### Supplied entries
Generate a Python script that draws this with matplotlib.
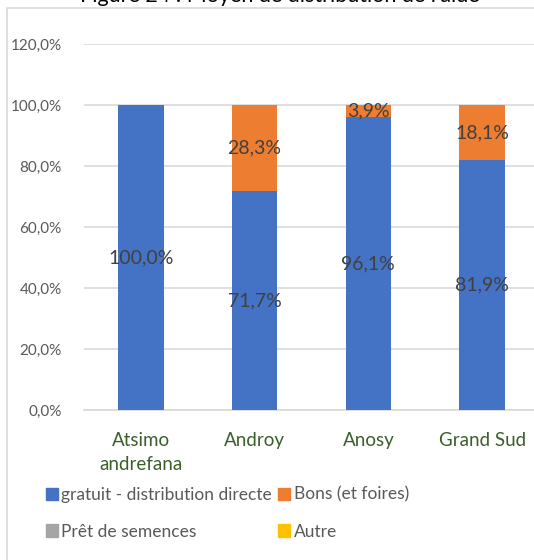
import matplotlib.pyplot as plt
from matplotlib.patches import Rectangle, Patch
import numpy as np

plt.rcParams['font.family'] = ['Lato', 'DejaVu Sans']

categories = ["Atsimo\nandrefana", "Androy", "Anosy", "Grand Sud"]
series_names = ["gratuit - distribution directe", "Bons (et foires)", "Prêt de semences", "Autre"]
gratuit = [100.0, 71.7, 96.1, 81.9]
bons = [0.0, 28.3, 3.9, 18.1]
pret = [0.0, 0.0, 0.0, 0.0]
autre = [0.0, 0.0, 0.0, 0.0]
colors = ["#4472C4", "#ED7D31", "#A5A5A5", "#FFC000"]
yticks = [0, 20, 40, 60, 80, 100, 120]

W, H = 534, 560
fig = plt.figure(figsize=(W / 100, H / 100), dpi=100)

# outer chart frame
fig.patches.append(Rectangle((7 / W, -0.1), 1.2, (H - 8) / H + 0.1, transform=fig.transFigure,
                             fill=False, edgecolor="#D9D9D9", linewidth=1.2))

# title (partially above the canvas)
fig.text(280 / W, 1 - (-4) / H, "Figure 24 : Moyen de distribution de l'aide",
         ha="center", va="center", fontsize=15.5, color="#000000")

left, right = 84, 539
top, bottom = 44, 410
ax = fig.add_axes([left / W, 1 - bottom / H, (right - left) / W, (bottom - top) / H])

x = np.arange(len(categories))
width = 0.4
series = [gratuit, bons, pret, autre]
base = np.zeros(len(categories))
for vals, name, col in zip(series, series_names, colors):
    vals = np.array(vals)
    ax.bar(x, vals, width, bottom=base, color=col, label=name, zorder=3)
    for xi, b, v in zip(x, base, vals):
        if v > 0 and col in ("#4472C4", "#ED7D31"):
            ax.text(xi, b + v / 2, f"{v:.1f}%".replace(".", ","), ha="center", va="center",
                    fontsize=14, color="#404040", zorder=4)
    base = base + vals

ax.set_xlim(-0.5, len(categories) - 0.5)
ax.set_ylim(0, 120)
ax.set_yticks(yticks)
ax.set_yticklabels([f"{t:.1f}%".replace(".", ",") for t in yticks], fontsize=11, color="#595959")
ax.set_xticks(x)
ax.set_xticklabels(categories, fontsize=13.5, color="#3B5E2B", linespacing=1.45)
ax.tick_params(axis="both", length=0)
ax.tick_params(axis="y", pad=16)
ax.tick_params(axis="x", pad=16)
ax.grid(axis="y", color="#D9D9D9", linewidth=1.2, zorder=0)
for s in ["top", "right", "left"]:
    ax.spines[s].set_visible(False)
ax.spines["bottom"].set_color("#D9D9D9")
ax.spines["bottom"].set_linewidth(1.2)

handles = [Patch(color=c) for c in colors]
order = [0, 2, 1, 3]
fig.legend([handles[i] for i in order], [series_names[i] for i in order],
           loc="upper left", bbox_to_anchor=(30 / W, 1 - 471 / H), ncol=2, frameon=False,
           fontsize=12.5, labelcolor="#595959", handlelength=0.7, handleheight=0.7,
           handletextpad=0.2, columnspacing=0.35, labelspacing=1.2)

fig.savefig("out.png", dpi=100)
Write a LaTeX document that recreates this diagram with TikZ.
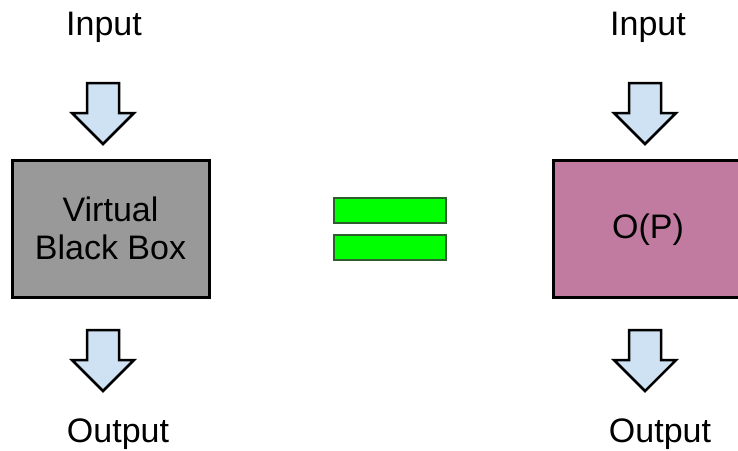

### Task description
Leave the pictures out, and print every line of the listing exactly as written.

### Response to the exercise
Generate a Python script that draws this with matplotlib.
import matplotlib.pyplot as plt
from matplotlib.patches import Rectangle, Patch
import numpy as np

plt.rcParams['font.family'] = ['Lato', 'DejaVu Sans']

categories = ["Atsimo\nandrefana", "Androy", "Anosy", "Grand Sud"]
series_names = ["gratuit - distribution directe", "Bons (et foires)", "Prêt de semences", "Autre"]
gratuit = [100.0, 71.7, 96.1, 81.9]
bons = [0.0, 28.3, 3.9, 18.1]
pret = [0.0, 0.0, 0.0, 0.0]
autre = [0.0, 0.0, 0.0, 0.0]
colors = ["#4472C4", "#ED7D31", "#A5A5A5", "#FFC000"]
yticks = [0, 20, 40, 60, 80, 100, 120]

W, H = 534, 560
fig = plt.figure(figsize=(W / 100, H / 100), dpi=100)

# outer chart frame
fig.patches.append(Rectangle((7 / W, -0.1), 1.2, (H - 8) / H + 0.1, transform=fig.transFigure,
                             fill=False, edgecolor="#D9D9D9", linewidth=1.2))

# title (partially above the canvas)
fig.text(280 / W, 1 - (-4) / H, "Figure 24 : Moyen de distribution de l'aide",
         ha="center", va="center", fontsize=15.5, color="#000000")

left, right = 84, 539
top, bottom = 44, 410
ax = fig.add_axes([left / W, 1 - bottom / H, (right - left) / W, (bottom - top) / H])

x = np.arange(len(categories))
width = 0.4
series = [gratuit, bons, pret, autre]
base = np.zeros(len(categories))
for vals, name, col in zip(series, series_names, colors):
    vals = np.array(vals)
    ax.bar(x, vals, width, bottom=base, color=col, label=name, zorder=3)
    for xi, b, v in zip(x, base, vals):
        if v > 0 and col in ("#4472C4", "#ED7D31"):
            ax.text(xi, b + v / 2, f"{v:.1f}%".replace(".", ","), ha="center", va="center",
                    fontsize=14, color="#404040", zorder=4)
    base = base + vals

ax.set_xlim(-0.5, len(categories) - 0.5)
ax.set_ylim(0, 120)
ax.set_yticks(yticks)
ax.set_yticklabels([f"{t:.1f}%".replace(".", ",") for t in yticks], fontsize=11, color="#595959")
ax.set_xticks(x)
ax.set_xticklabels(categories, fontsize=13.5, color="#3B5E2B", linespacing=1.45)
ax.tick_params(axis="both", length=0)
ax.tick_params(axis="y", pad=16)
ax.tick_params(axis="x", pad=16)
ax.grid(axis="y", color="#D9D9D9", linewidth=1.2, zorder=0)
for s in ["top", "right", "left"]:
    ax.spines[s].set_visible(False)
ax.spines["bottom"].set_color("#D9D9D9")
ax.spines["bottom"].set_linewidth(1.2)

handles = [Patch(color=c) for c in colors]
order = [0, 2, 1, 3]
fig.legend([handles[i] for i in order], [series_names[i] for i in order],
           loc="upper left", bbox_to_anchor=(30 / W, 1 - 471 / H), ncol=2, frameon=False,
           fontsize=12.5, labelcolor="#595959", handlelength=0.7, handleheight=0.7,
           handletextpad=0.2, columnspacing=0.35, labelspacing=1.2)

fig.savefig("out.png", dpi=100)
Write a LaTeX document that recreates this diagram with TikZ.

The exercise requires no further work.